▶ [Task to complete]
Starting at the line that contains "Clone this chart in Apache ECharts." and stopping at the line that contains "fontStyle: 'italic', fontSize: 20", return those lines exactly and nothing else. Both end lines count; pictures do not.

====== Given information

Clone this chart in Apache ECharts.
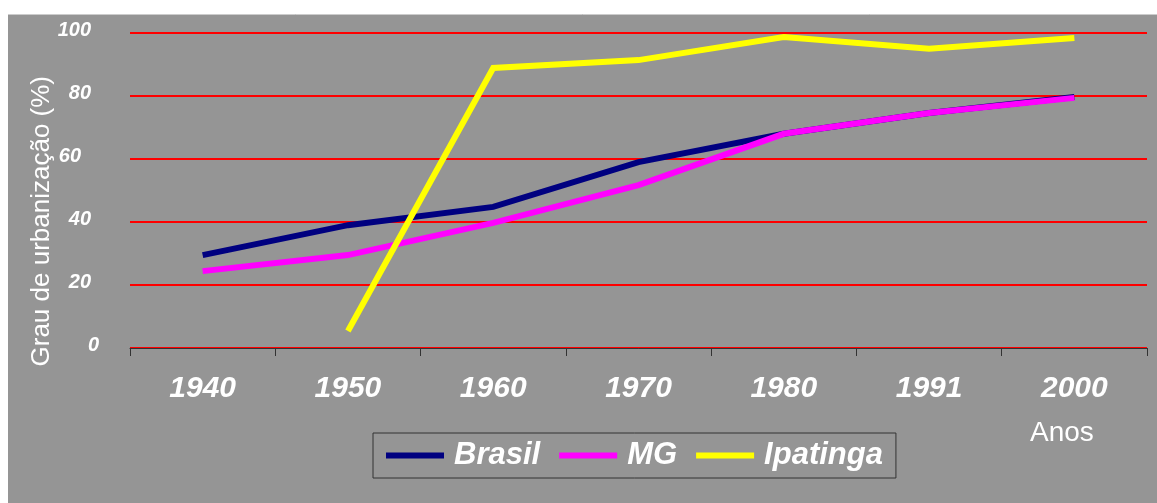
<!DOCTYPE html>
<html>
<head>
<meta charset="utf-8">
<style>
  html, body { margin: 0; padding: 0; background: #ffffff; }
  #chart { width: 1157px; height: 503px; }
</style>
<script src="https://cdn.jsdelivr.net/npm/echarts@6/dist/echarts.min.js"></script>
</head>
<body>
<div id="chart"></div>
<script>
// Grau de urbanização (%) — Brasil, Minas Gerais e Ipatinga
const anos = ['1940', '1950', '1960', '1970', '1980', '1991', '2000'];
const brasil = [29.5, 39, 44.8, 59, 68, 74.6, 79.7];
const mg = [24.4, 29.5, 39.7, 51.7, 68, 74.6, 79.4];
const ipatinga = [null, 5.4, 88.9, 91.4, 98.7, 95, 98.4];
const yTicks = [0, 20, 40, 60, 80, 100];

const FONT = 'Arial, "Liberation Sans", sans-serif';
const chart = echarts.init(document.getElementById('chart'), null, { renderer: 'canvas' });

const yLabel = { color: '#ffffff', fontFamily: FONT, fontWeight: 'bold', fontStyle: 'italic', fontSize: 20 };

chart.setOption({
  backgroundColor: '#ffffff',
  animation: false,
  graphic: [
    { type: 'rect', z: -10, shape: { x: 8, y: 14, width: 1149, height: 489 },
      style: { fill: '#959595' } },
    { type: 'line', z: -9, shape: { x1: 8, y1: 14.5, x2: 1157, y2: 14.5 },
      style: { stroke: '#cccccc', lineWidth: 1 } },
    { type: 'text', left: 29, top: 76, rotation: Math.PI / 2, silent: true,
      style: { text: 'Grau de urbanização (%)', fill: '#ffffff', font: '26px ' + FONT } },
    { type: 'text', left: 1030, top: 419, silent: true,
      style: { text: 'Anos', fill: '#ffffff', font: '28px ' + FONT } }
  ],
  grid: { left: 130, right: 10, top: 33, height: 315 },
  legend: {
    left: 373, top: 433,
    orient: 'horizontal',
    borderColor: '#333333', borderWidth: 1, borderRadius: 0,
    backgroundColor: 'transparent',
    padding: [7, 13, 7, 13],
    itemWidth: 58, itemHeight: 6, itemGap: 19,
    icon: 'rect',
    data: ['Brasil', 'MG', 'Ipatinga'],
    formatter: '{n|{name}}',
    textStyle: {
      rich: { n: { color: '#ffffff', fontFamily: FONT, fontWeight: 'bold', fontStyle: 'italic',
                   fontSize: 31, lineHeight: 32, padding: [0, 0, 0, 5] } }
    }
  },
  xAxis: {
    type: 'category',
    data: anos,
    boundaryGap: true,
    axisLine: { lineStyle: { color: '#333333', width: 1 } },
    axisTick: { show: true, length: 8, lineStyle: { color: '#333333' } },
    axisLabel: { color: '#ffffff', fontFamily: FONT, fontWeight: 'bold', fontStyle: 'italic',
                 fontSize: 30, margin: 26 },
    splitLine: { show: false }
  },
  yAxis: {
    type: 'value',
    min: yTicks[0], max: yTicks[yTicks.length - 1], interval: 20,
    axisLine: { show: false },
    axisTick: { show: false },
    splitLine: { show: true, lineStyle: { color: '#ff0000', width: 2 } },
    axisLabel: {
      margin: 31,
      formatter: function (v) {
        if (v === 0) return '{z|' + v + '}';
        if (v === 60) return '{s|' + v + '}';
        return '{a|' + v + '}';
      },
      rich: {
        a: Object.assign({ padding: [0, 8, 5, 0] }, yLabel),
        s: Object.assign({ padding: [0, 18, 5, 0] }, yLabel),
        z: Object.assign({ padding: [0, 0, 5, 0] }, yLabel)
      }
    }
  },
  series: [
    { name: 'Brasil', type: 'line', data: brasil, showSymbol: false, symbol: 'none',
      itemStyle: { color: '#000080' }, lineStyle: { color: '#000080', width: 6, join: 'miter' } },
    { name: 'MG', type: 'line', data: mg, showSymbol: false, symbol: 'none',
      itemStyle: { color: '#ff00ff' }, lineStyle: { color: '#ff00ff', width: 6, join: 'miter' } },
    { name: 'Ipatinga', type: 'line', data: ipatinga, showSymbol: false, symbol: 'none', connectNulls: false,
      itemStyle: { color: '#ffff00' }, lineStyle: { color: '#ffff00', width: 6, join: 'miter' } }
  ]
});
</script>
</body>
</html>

============
====== Given information

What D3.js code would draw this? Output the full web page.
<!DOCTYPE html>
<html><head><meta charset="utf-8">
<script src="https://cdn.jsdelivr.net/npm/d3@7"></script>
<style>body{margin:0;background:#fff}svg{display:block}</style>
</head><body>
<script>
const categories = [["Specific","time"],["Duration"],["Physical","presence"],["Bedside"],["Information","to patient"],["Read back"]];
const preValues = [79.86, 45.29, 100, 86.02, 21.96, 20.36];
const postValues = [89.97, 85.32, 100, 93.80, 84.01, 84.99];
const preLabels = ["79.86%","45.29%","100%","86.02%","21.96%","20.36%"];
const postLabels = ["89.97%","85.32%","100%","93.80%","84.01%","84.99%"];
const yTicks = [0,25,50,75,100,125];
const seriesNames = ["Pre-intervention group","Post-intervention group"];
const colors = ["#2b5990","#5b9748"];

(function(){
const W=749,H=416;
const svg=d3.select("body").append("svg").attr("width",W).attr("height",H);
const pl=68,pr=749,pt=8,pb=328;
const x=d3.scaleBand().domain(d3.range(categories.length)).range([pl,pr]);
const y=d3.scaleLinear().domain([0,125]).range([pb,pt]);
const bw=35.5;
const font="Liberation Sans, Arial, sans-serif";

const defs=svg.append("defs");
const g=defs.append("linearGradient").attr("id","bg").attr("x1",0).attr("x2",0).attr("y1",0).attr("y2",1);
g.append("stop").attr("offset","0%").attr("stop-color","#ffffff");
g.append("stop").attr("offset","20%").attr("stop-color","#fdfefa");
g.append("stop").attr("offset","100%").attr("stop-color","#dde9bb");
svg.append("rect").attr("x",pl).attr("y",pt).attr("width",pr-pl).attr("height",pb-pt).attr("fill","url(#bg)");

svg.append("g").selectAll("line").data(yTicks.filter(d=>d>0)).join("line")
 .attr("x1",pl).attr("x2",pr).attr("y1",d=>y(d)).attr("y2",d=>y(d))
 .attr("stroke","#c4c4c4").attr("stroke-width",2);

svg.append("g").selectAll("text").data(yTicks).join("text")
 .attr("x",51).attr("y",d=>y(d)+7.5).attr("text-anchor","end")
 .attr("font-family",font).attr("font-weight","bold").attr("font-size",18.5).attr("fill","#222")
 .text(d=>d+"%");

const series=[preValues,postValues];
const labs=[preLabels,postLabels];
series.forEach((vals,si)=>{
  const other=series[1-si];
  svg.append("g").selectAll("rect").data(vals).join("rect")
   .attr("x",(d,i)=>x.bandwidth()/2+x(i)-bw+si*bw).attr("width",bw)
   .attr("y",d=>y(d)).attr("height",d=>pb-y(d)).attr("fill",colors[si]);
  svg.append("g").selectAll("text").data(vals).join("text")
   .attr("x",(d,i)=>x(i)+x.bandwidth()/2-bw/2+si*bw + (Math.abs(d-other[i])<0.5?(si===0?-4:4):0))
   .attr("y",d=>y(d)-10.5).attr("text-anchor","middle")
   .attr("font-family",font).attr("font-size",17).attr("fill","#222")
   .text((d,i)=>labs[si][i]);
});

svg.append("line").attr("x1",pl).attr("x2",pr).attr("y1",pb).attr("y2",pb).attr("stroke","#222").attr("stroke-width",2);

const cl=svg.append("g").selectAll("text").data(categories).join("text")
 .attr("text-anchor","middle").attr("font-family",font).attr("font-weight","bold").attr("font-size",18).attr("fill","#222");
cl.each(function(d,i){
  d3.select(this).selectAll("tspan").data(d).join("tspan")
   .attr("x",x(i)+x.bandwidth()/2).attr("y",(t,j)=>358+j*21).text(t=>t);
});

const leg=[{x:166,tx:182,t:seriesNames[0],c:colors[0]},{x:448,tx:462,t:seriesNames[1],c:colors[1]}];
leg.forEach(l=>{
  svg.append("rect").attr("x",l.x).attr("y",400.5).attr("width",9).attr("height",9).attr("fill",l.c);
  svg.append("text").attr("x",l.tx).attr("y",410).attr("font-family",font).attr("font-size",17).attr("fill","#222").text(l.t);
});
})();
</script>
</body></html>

============

▶ [Solution to this exercise]
Clone this chart in Apache ECharts.
<!DOCTYPE html>
<html>
<head>
<meta charset="utf-8">
<style>
  html, body { margin: 0; padding: 0; background: #ffffff; }
  #chart { width: 1157px; height: 503px; }
</style>
<script src="https://cdn.jsdelivr.net/npm/echarts@6/dist/echarts.min.js"></script>
</head>
<body>
<div id="chart"></div>
<script>
// Grau de urbanização (%) — Brasil, Minas Gerais e Ipatinga
const anos = ['1940', '1950', '1960', '1970', '1980', '1991', '2000'];
const brasil = [29.5, 39, 44.8, 59, 68, 74.6, 79.7];
const mg = [24.4, 29.5, 39.7, 51.7, 68, 74.6, 79.4];
const ipatinga = [null, 5.4, 88.9, 91.4, 98.7, 95, 98.4];
const yTicks = [0, 20, 40, 60, 80, 100];

const FONT = 'Arial, "Liberation Sans", sans-serif';
const chart = echarts.init(document.getElementById('chart'), null, { renderer: 'canvas' });

const yLabel = { color: '#ffffff', fontFamily: FONT, fontWeight: 'bold', fontStyle: 'italic', fontSize: 20 };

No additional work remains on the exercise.